Arbitration in Botswana and the Wider SADC Region – Concluding Remarks

The reforms are yielding results – as of April 2024, there were 145 cases managed by AFSA. This is a marked increase from less than 30 cases around the time when the IAA 2017 was introduced. In addition, approximately 70% of the cases involve parties in the SADC region. As BITs are phased out across the region, only the sunset clauses will offer protection to the existing foreign investors for a limited period. To compensate for that, cross-border investments in the SADC region have gained a boost in the form of the SADC-AFSA Alliance Charter that extends the reach of AFSA, which is now a growing and increasingly sophisticated arbitration centre governed by a modern and impartial set of rules.

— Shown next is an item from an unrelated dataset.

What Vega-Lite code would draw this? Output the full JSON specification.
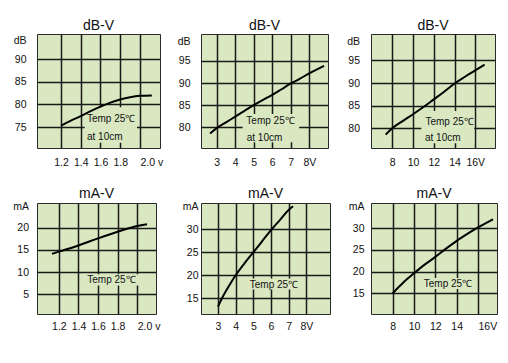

Arbitration under the auspices of AFSA is also protected by robust domestic South African laws and the judiciary positively disposed towards arbitration. For non-SADC investors, the alternative route to access AFSA arbitration is by including an appropriate contractual arbitration clause.

Botswana is a signatory of the SADC-AFSA Alliance Charter which, in the absence of other investor protections, offers access to a reliable regional arbitration centre. This is positive news because the Arbitration Act in Botswana dates back to 1959 and does not currently incorporate the UNCITRAL Model Law on International Commercial Arbitration of 1985 (2006 Revision). On the upside, the courts in Botswana are friendly towards arbitration which, combined with the SADC-AFSA Alliance Charter, may further incentivise Botswana’s judiciary to promptly enforce any arbitration awards. The alternative route to accessing investor treaty protection is by going through the two BITs in force that Botswana is a party to – with Germany and Switzerland.

Building effective dispute resolution mechanisms is a way for Botswana to strengthen its institutions and the rule of law and increase regional and foreign direct investments in key sectors such as mining and tourism. In particular, the last being important if the new government’s job creation program is to succeed.